At a moment in time where so many of the prevailing assumptions of America are being called into question is this one. Will we see this question tackled? And I hope so. In the spaces I run in, you do hear it. I also think we're asking a lot of big questions. I think that we're asking questions about universal healthcare. We're asking questions about a universal basic income. We're asking questions about reparations. We're asking questions about the role of police in our society. America is in a moment of reckoning and how we educate our kids and whose kids benefit and whose kids are valued in the way that we spend the money. I think we have to have those conversations. And we have to have more than conversations, we have to have action. It is time to say that local property taxes cannot be the primary driver of school funding. It's inherently inequitable and, of course, in America when you say the word inequity you are almost guaranteed that that will involve race. I probably should remove the word almost. You're guaranteed that that will involve race.

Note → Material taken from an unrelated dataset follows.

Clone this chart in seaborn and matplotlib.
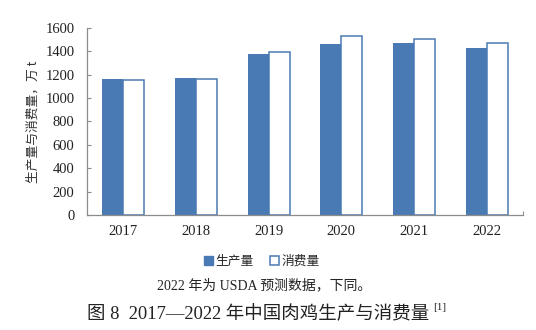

So it is racially inequitable, it is socioeconomically inequitable and it's a parental meritocracy. If your parents made a lot of money, the public will spend more money on your education than if your parents do not. That is the most anti-American thing— if we go with our best ideals, what we say that we're about, even when we fall far short of that—that's one of the most anti-American things I can imagine. It's not just funding. It's how we teach. It is: How do we think about leveraging pedagogy, leveraging the structure of school, to be deliberately anti-racist and more equitable? And that is everything; that is the curriculum we teach, so it's telling the truth about the American experience and the way we teach American history. And you're seeing that, I think, there's a lot of schools that have for a very long time made sure that we were teaching 'Lies My Teacher Told Me' or Howard Zinn or what have you, but now you have Dr. Kendi's work 'Stamped' which I think will become much more prevalent. But I think it's not just social studies. It's across the curriculum. It's making sure that a curriculum isn't whitewashed. And then it's also the pedagogy of how we teach. Again, that notion of an inquiry-driven, student-centered, project-based approach that really values the life experience of the kids that we teach. You create a really different vision of school, and I think that's really, really important and I think it's what we need.